La sociedad no puede quedar alejada de las responsabilidades y de los trabajos pacificadores. La educación para la paz es probablemente una de las primeras tareas que debe asumir, pero no la única. Parece indudable que también le corresponde la organización de movimientos y redes pacifistas, la valorización de las figuras de la no-violencia, la denuncia ante la presentación de falsas amenazas (por ejemplo, la inmigración) y ante la creación de nuevas formas de militarismo (por ejemplo, la llamada defensa europea) y la puesta en marcha de campañas reivindicativas de las cuales son interesantes ejemplos la de la prohibición de las minas antipersonas, la de la transparencia en el comercio de armas y la que actualmente se está llevando a cabo en contra de las armas ligeras. No hay que olvidar, por otra parte, aquellas acciones puntuales de protesta y creatividad como la que llevaron a cabo recientemente una parte importante de los ciudadanos de Barcelona a raíz de la celebración del día de las fuerzas armadas.
Hay que decir que la Cultura de la Paz también nos incumbe a título individual: en primer lugar, como ciudadanos y miembros de diferentes colectivos y, en segundo lugar, en la medida que podemos asumir actitudes de negativa personal en la preparación de la guerra. Las diferentes formas de objeción de conciencia –fiscal, laboral, científica, al servicio militar, etc.– son una buena muestra. No tenemos el derecho a pedir a los demás que trabajen por la paz, si no asumimos nosotros mismos la parte de responsabilidad e incluso el riesgo que ello conlleva.
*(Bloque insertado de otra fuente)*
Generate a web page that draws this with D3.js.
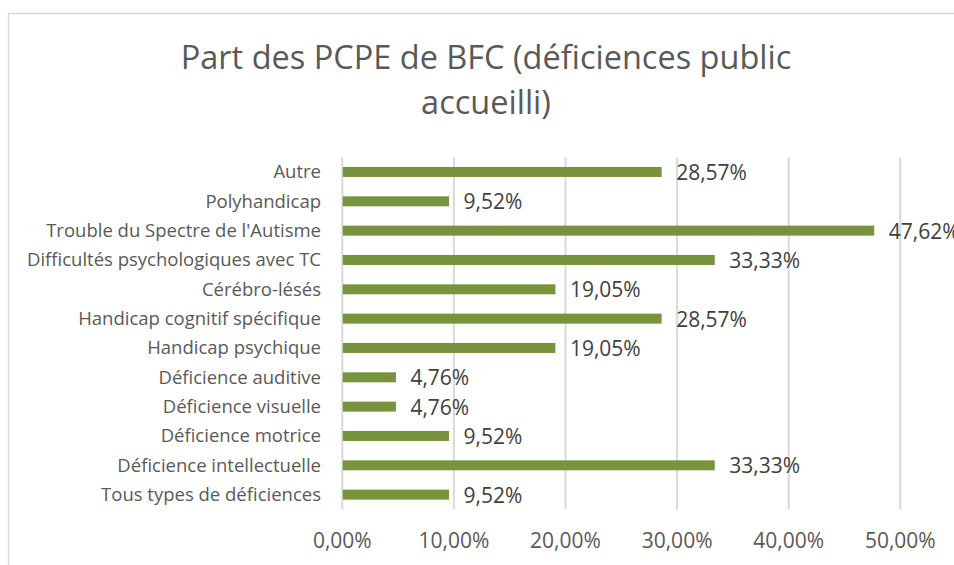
<!DOCTYPE html>
<html>
<head>
<meta charset="UTF-8">
<title>Part des PCPE de BFC</title>
<style>
    body {
        margin: 0;
        background: #fff;
        font-family: "Open Sans", sans-serif;
    }
    .grid line {
        stroke: #d9d9d9;
        stroke-width: 2px;
    }
    .cat text, .tick text {
        fill: #595959;
    }
</style>
</head>
<body>
<div id="chart"></div>
<script src="https://cdn.jsdelivr.net/npm/d3@7"></script>
<script>
    // categories top to bottom, values in %
    const categories = [
        "Autre",
        "Polyhandicap",
        "Trouble du Spectre de l'Autisme",
        "Difficultés psychologiques avec TC",
        "Cérébro-lésés",
        "Handicap cognitif spécifique",
        "Handicap psychique",
        "Déficience auditive",
        "Déficience visuelle",
        "Déficience motrice",
        "Déficience intellectuelle",
        "Tous types de déficiences"
    ];
    const values = [28.57, 9.52, 47.62, 33.33, 19.05, 28.57, 19.05, 4.76, 4.76, 9.52, 33.33, 9.52];
    const ticks = [0, 10, 20, 30, 40, 50];
    const titleLines = ["Part des PCPE de BFC (déficiences public", "accueilli)"];

    const W = 954, H = 565;
    const fmt = v => d3.format(".2f")(v).replace(".", ",") + "%";

    let svg = d3.select("#chart").append("svg")
        .attr("width", W)
        .attr("height", H);

    // chart border
    svg.append("rect")
        .attr("x", 8.5).attr("y", 13.5)
        .attr("width", W + 20).attr("height", H + 20)
        .attr("fill", "none")
        .attr("stroke", "#d9d9d9")
        .attr("stroke-width", 1.5);

    svg.append("text")
        .attr("text-anchor", "middle")
        .attr("fill", "#595959")
        .style("font-size", "32.5px")
        .selectAll("tspan")
        .data(titleLines)
        .enter().append("tspan")
        .attr("x", 486)
        .attr("y", (d, i) => 69 + i * 45)
        .text(d => d);

    let x = d3.scaleLinear().domain([0, 50]).range([342.3, 900.3]);
    let y = d3.scaleBand().domain(categories).range([157.3, 509.3]).paddingInner(0.66).paddingOuter(0.33);

    // gridlines
    svg.append("g").attr("class", "grid")
        .selectAll("line")
        .data(ticks)
        .enter().append("line")
        .attr("x1", d => x(d)).attr("x2", d => x(d))
        .attr("y1", 157.3).attr("y2", 509.3);

    // tick labels
    svg.append("g").attr("class", "tick")
        .selectAll("text")
        .data(ticks)
        .enter().append("text")
        .attr("x", d => x(d))
        .attr("y", 548)
        .attr("text-anchor", "middle")
        .style("font-size", "21px")
        .text(d => fmt(d));

    // category labels
    svg.append("g").attr("class", "cat")
        .selectAll("text")
        .data(categories)
        .enter().append("text")
        .attr("x", 321)
        .attr("y", d => y(d) + y.bandwidth() / 2)
        .attr("dy", "0.35em")
        .attr("text-anchor", "end")
        .style("font-size", "18.5px")
        .text(d => d);

    // bars
    svg.append("g")
        .selectAll("rect")
        .data(values)
        .enter().append("rect")
        .attr("x", x(0) + 0.5)
        .attr("y", (d, i) => y(categories[i]))
        .attr("width", d => x(d) - x(0))
        .attr("height", y.bandwidth())
        .attr("fill", "#77933c");

    // value labels
    svg.append("g")
        .selectAll("text")
        .data(values)
        .enter().append("text")
        .attr("x", d => x(d) + 15)
        .attr("y", (d, i) => y(categories[i]) + y.bandwidth() / 2 + 8)
        .attr("fill", "#404040")
        .style("font-size", "21px")
        .text(d => fmt(d));
</script>
</body>
</html>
En resumen, el programa a favor de la Cultura de la Paz supone las diferentes implicaciones que acabamos de señalar y supone también un compromiso a favor de los elementos que, como el respeto por los derechos humanos, el desarrollo de los pueblos, la justicia social y la protección del entorno, han de sentar las bases de una paz que además de la guerra elimine también la violencia estructural.